Happenstance

Happenstance cover page

From the 19th century motion studies of Eadweard Muybridge, to popular Italian “fumetti,” the use of photography in comics and sequential art has a rich but much-neglected potential. While cartooning—simplified drawing with a strong emotional pull—has dominated, photo-comics have long been niche. With the recent rise of webcomics and digital production, as well as the proliferation of more experimental sensibilities, this may be changing. 

This makes last year’s publication of Stephen Saperstein Frug’s “Happenstance: A Photographic Novel” an important event. A book-length (450 page) meditation on faith, doubt, friendship, and love, this is a vital contribution to comics. That it was created in-town, and that it takes Ithaca and Cornell as its stage, makes it all the more remarkable. Shot in the fall of 2007 using local actors, the novel took over a decade to complete and was serialized online between 2017 and 2019. It can be read, in full, at http://happenstance.thecomicseries.com/.

Following a successful Kickstarter fundraiser last summer, it was self-released in print. While many independent local publications have an amateurish look and feel, this is an elegant production inside and out. Here is the novel as fully intended by its author.

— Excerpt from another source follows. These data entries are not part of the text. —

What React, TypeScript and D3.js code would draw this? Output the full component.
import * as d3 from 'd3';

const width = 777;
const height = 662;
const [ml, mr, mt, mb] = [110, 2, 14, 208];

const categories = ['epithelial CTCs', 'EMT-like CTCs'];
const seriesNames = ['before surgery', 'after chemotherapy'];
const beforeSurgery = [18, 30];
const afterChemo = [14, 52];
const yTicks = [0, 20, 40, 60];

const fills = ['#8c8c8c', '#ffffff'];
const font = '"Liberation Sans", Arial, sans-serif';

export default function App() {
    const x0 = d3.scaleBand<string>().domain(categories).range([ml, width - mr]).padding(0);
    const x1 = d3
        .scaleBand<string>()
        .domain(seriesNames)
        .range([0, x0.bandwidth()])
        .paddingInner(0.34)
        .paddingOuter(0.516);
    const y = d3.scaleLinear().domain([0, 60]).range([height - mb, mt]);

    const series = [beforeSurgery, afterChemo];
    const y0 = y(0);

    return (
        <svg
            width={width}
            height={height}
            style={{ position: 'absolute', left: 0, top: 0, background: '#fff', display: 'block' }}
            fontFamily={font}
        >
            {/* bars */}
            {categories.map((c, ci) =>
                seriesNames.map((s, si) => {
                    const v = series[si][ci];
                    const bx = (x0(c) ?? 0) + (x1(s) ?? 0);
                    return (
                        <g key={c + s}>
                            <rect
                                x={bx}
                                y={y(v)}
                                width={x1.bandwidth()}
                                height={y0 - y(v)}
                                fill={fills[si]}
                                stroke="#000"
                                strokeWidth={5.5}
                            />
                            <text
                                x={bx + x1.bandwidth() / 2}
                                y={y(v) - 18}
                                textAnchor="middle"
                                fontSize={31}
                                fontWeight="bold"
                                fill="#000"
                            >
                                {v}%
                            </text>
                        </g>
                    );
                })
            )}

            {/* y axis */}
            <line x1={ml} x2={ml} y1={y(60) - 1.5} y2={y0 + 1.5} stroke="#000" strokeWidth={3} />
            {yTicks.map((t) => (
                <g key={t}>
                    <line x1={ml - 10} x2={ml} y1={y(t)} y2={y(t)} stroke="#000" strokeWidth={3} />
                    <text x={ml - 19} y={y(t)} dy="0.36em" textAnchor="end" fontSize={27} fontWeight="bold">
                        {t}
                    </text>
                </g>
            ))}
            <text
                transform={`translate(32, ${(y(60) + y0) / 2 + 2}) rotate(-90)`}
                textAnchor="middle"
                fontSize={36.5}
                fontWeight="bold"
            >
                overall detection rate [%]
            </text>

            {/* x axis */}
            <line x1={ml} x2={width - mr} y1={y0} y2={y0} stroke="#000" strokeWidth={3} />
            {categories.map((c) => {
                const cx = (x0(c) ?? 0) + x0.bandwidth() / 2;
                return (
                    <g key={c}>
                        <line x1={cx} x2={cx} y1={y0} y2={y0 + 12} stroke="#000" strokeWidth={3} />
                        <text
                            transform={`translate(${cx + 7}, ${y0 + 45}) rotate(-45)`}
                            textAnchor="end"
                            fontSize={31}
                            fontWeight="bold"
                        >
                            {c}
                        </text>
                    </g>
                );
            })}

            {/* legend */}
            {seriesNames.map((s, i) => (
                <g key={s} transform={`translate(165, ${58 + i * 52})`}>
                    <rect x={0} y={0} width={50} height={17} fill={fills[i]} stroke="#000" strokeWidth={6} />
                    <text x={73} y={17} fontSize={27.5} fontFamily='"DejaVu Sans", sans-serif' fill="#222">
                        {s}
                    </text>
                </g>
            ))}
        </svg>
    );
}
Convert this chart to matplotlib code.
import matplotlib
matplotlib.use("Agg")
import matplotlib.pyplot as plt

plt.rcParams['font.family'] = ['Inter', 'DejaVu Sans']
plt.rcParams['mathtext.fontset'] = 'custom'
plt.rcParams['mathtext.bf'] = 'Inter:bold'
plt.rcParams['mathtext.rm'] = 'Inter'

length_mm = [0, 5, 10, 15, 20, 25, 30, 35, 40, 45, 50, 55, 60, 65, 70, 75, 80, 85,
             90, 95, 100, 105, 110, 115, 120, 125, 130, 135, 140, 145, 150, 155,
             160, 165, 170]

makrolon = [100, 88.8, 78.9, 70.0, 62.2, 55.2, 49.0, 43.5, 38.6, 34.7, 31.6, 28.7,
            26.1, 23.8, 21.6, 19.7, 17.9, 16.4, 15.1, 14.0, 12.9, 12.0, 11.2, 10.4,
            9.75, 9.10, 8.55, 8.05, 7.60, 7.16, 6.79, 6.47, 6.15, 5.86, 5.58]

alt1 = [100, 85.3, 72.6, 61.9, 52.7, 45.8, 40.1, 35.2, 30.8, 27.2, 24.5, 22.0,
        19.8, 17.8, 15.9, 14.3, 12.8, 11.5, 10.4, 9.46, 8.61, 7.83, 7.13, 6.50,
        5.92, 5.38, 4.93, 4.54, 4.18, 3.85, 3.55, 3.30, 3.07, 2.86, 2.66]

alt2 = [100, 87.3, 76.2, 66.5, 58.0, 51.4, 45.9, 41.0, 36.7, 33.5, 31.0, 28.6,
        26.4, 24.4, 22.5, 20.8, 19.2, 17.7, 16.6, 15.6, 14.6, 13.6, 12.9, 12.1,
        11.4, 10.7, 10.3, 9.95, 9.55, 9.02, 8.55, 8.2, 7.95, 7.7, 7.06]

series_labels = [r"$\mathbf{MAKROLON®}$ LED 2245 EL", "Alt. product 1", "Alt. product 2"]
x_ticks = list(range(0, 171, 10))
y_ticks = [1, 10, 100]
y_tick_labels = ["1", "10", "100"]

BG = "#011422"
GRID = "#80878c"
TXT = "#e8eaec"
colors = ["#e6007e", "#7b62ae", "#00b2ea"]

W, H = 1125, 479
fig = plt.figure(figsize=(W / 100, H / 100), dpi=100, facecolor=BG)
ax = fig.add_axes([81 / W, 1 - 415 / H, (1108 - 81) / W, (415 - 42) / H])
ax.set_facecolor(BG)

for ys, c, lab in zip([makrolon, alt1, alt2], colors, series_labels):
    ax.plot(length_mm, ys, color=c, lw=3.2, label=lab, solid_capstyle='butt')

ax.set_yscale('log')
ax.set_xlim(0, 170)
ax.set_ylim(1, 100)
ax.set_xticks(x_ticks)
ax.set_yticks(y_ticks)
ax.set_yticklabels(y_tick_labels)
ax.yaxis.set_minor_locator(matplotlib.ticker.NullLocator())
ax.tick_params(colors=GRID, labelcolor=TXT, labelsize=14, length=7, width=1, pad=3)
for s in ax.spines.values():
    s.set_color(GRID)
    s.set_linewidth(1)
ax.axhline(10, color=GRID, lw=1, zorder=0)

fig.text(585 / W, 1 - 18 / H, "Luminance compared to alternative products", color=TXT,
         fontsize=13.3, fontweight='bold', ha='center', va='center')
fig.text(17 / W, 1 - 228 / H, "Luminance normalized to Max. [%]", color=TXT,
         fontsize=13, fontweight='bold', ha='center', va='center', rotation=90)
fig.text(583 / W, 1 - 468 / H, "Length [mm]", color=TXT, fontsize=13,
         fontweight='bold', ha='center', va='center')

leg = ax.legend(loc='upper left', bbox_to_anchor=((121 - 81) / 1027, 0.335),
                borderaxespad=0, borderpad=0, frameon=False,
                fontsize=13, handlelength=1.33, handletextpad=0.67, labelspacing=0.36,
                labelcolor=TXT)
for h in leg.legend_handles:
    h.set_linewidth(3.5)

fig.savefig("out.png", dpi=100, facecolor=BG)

As established in the opening chapter, the story revolves around four characters. Paul (Tony Simione) is an aspiring novelist who works in a local used bookstore. He struggles with prosopagnosia—inability to recognize faces—as well as crippling depression and self-doubt. Paul and his wife Rebecca (Amy Rogers) are observant Jews. She brings him to a local café, where she introduces two fellow Cornell graduate students. (Settings will be intimately familiar to local readers but are often effectively interchangeable.) Chris (Eva Louise Hall) is a cognitive science student and an earnest, if sometimes doubtful evangelical Christian. She struggles too over her inability to tell her conservative parents about her relationship with her “roommate” Alex (Lisay Chizmar)—herself a student of comparative literature and a sharp religious skeptic. 

As Frug’s story develops, the focus shifts towards an unfolding friendship between Paul and Chris. The two discuss theology, as well as their personal and familial struggles. Both are lead to challenge their respective faiths in ways that reverberate throughout the narrative and beyond. 

As a (photo) novel of ideas, the characters necessarily serve as mouthpieces for more general points-of-view and their familiar oppositions: Jew versus Christian, skeptic versus believer, scientist versus humanist—and so on. Rich as this is, the approach can threaten to become overly abstract. There are passages here where Paul and Chris’ clearly divergent yet somehow intersecting journeys begin to feel over-determined, their alliance improbable. 

Yet Frug consistently brings us back from speculation about God, the universe, and larger human purpose—back to everyday human reality and its occasionally rude intrusions. Back to happenstance. 

Complimenting “Happenstance’s” sophisticated themes and emotionally resonant storyline is his keen grasp of comics’ formal elements and a compelling interplay between naturalism and abstraction. As with any artform, comics makes use of standard elements and their variations. Among these: panels and their proportions; their spacing within pages and between page spreads; the use of captions and speech balloons; and filmic variations of scale and perspective. As well, digitally manipulated photography affords new possibilities for visual style. 

Frug varies such elements in ways that deny monotony and build memorable visual analogies. Variant panel grids are conscripted to create literal parallels that reinforce parallel tracks of introspection and conversation. Also effective is his filtering of backgrounds through “painterly” effects while keeping his characters more straightforwardly photographic. 

The tension here between naturalistic and abstract visual styles mirrors the tension, mentioned above, between the characters’ quotidian existence and their struggles to make sense of larger reality. While skillful acting and attention to setting anchor the story in the familiar, occasional passages of collage and abstraction serve to emphasize key experiences and insights. Eccentric variations on—even departures from—the standard comics grid punctuate the storyline while quotations from scientific and art historical imagery conjure other places, other times. Characters and settings fragment, blur, even go dark—yet things soon return to apparent normality. 

“Happenstance” is a wonderful book: keyed to a now somewhat nostalgic Ithaca but of potential interest to followers of sophisticated graphic novels everywhere.